Y me lleva a pensar todo ello en la necesidad que tenemos de seguir esforzándonos en que nuestras comunidades sigan siendo esa casa de Betania. Que a todos los que nos encontremos, a los que hemos visto estos días participando de tantos actos les invitemos de nuevo a entrar en esa casa: “Entra y quédate un ratito y verás lo bien que se está”. (Lc 24, 29)
Que nuestras comunidades sean lugares de acogida. Posiblemente hay que renovarlas, ungirlas con nuevos perfumes para los que necesitan sentirse bienvenidos al igual que Jesús viendo como María le ofrecía lo mejor.
Tenemos muchos retos que salvar: re-evangelizar a los alejados, aquellos que recibieron el bautismo en su momento pero que por diferentes circunstancias no han mantenido un compromiso activo, acoger a los que llaman; la inmigración es un gran reto, gente de diferentes culturas y creencias, que mantienen viva la fe y el amor del primer anuncio y que en sus celebraciones se mantiene ese fervor y esa alegría y que en muchas ocasiones no respetamos o entendemos.
Para ello tenemos que ser creativos, buscar nuevas fórmulas para dar testimonio, saber que hay que conservar y mantener el fundamento moral de nuestra fe, pero buscar tener las puertas abiertas para que nadie se sienta excluido. Y algo primordial es encontrar en la comunidad gente alegre, feliz con lo que está viviendo. No es buscar que nuestra Iglesia sea una fiesta continua, cargada de actividades frenéticas pero sí que nos vean ilusionados y felices de vivir el Amor de Dios. No hay cosa que eche más para atrás que encontrarte con alguien amargado mientras está realizando un servicio o incluso un trabajo.
Mantener los templos abiertos no siempre es fácil pero es sorprendente ver como cuando personas andan por la calle y ven una iglesia abierta entran y se toman unos minutos para estar en silencio. Todos buscamos el sentido trascendente de nuestra vida y muchas de estas personas que “pierden” esos instantes es lo que buscan: un momento para decirle a ese Dios que oyeron de pequeños que les ayude en su vida actual. Y si al hacerlo encuentran personas alegres, esa alegría es contagiosa y generará sentimientos de acogida. Y seguramente deseos de volver a repetir.
Hace ya unos años, el Papa Francisco alentó a los laicos a “permanecer en Jesús, ir a los confines y vivir la alegría de la pertenencia cristiana”. Francisco subrayó que las parroquias deben “abrir las puertas y dejar que Jesús pueda salir. ¡Tantas veces tenemos a Jesús encerrado en las parroquias con nosotros y nosotros no salimos y no dejamos que Él salga!”. “¡Abrir las puertas para que Él salga, al menos Él!
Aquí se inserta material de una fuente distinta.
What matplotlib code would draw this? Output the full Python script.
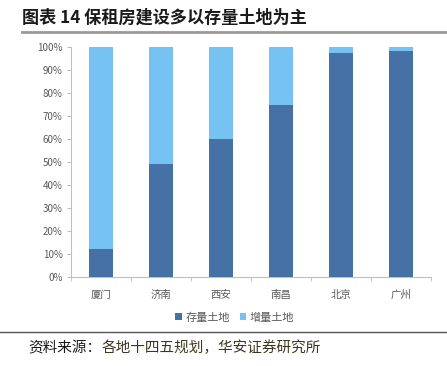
import matplotlib.pyplot as plt
import numpy as np

plt.rcParams['font.family'] = ['Noto Sans CJK SC', 'DejaVu Sans']

# data
cities = ['厦门', '济南', '西安', '南昌', '北京', '广州']
stock = [12, 49, 60, 75, 97.5, 98.5]
new = [100 - v for v in stock]
dark = '#4571A6'
light = '#75C2F3'

fig = plt.figure(figsize=(4.47, 3.66), dpi=100)
ax = fig.add_axes([0.159, 0.243, 0.805, 0.628])

x = np.arange(len(cities))
ax.bar(x, stock, width=0.4, color=dark, label='存量土地', zorder=3)
ax.bar(x, new, width=0.4, bottom=stock, color=light, label='增量土地', zorder=3)

ax.set_xlim(-0.5, len(cities) - 0.5)
ax.set_ylim(0, 100)
ax.set_yticks(np.arange(0, 101, 10))
ax.set_yticklabels([f'{v}%' for v in range(0, 101, 10)], color='#595959', fontsize=7)
ax.set_xticks(x)
ax.set_xticklabels(cities, color='#595959', fontsize=7.5)
ax.tick_params(axis='x', length=0, pad=9)
ax.set_xticks(np.arange(-0.5, len(cities), 1), minor=True)
ax.tick_params(axis='x', which='minor', length=3, color='#bfbfbf')
ax.tick_params(axis='y', length=3, color='#bfbfbf', pad=3)
for s in ['top', 'right']:
    ax.spines[s].set_visible(False)
ax.spines['left'].set_color('#bfbfbf')
ax.spines['bottom'].set_color('#bfbfbf')

ax.legend(loc='upper center', bbox_to_anchor=(0.455, -0.11), ncol=2, frameon=False,
          fontsize=8, handlelength=0.6, handleheight=0.6, handletextpad=0.3,
          columnspacing=0.9, labelcolor='#595959')

# title and source
fig.text(22 / 447, 1 - 18 / 366, '图表 14 保租房建设多以存量土地为主', fontsize=12.3,
         fontweight='bold', va='center', ha='left', color='#1a1a1a')
fig.add_artist(plt.Line2D([22 / 447, 1], [1 - 32 / 366] * 2, color='#999999', lw=2))
fig.add_artist(plt.Line2D([0, 1], [1 - 332 / 366] * 2, color='#555555', lw=1))
t1 = fig.text(28 / 447, 1 - 348 / 366, '资料来源：', fontsize=10.5, va='center', ha='left',
              color='#1a1a1a')
fig.canvas.draw()
bb = t1.get_window_extent()
fig.text(bb.x1 / fig.bbox.width, 1 - 348 / 366, '各地十四五规划，华安证券研究所', fontsize=10.5,
         va='center', ha='left', color='#3b3620')

fig.savefig('out.png', dpi=100)
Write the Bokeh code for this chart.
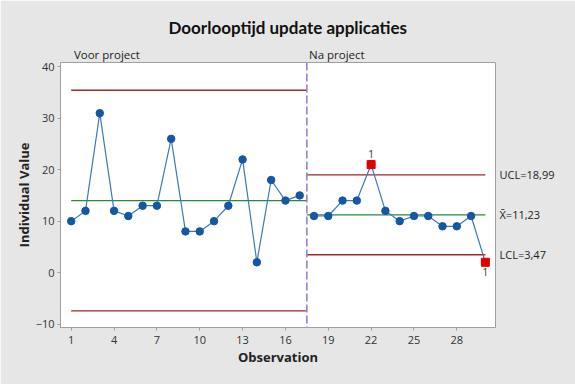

Se trata de una Iglesia ‘en salida’: siempre una Iglesia en salida”.
Pero hay que ir más allá; no basta hacer de nuestras comunidades nuevas “Betanias”, mostrar que Betania está a la vuelta de la esquina, más cerca de lo que nos imaginamos. Hay que salir al encuentro. Al encuentro con otras realidades, sin rebajar el evangelio pero con propuestas evangélicas que muestren que cuando el Señor irrumpe en la vida de cada uno de nosotros es para cambiarla y nos lleva a entregarla a los más necesitados, por ejemplo en el servicio en las Cáritas parroquiales, en la visita a los enfermos. No somos héroes por creer y seguir viviendo el evangelio, y no nos vamos a mostrar como tales. Seguimos siendo pecadores. El camino del cristiano es un camino en continua lucha y es por eso que necesitamos vivirlo en comunidad para sentirnos acompañados en ese camino.
Hay que salir al encuentro y el primer paso ha sido abrir las puertas pero hay que buscar estar en todos los ambientes para acompañar a los que ya no sienten el Amor de Dios en su interior. Los laicos tenemos mucha responsabilidad en salir al encuentro, nuestros sacerdotes nos necesitan porque ellos solos no llegan a todas las realidades. Además es una ayuda mutua, ellos nos acompañan a nosotros en nuestro camino en la fe y nosotros somos sus brazos y sus pies en las diferentes realidades de nuestras vidas.
Hagamos de cada uno de nosotros un cartel indicativo de que Betania, lugar de acogida, está a la vuelta de la esquina.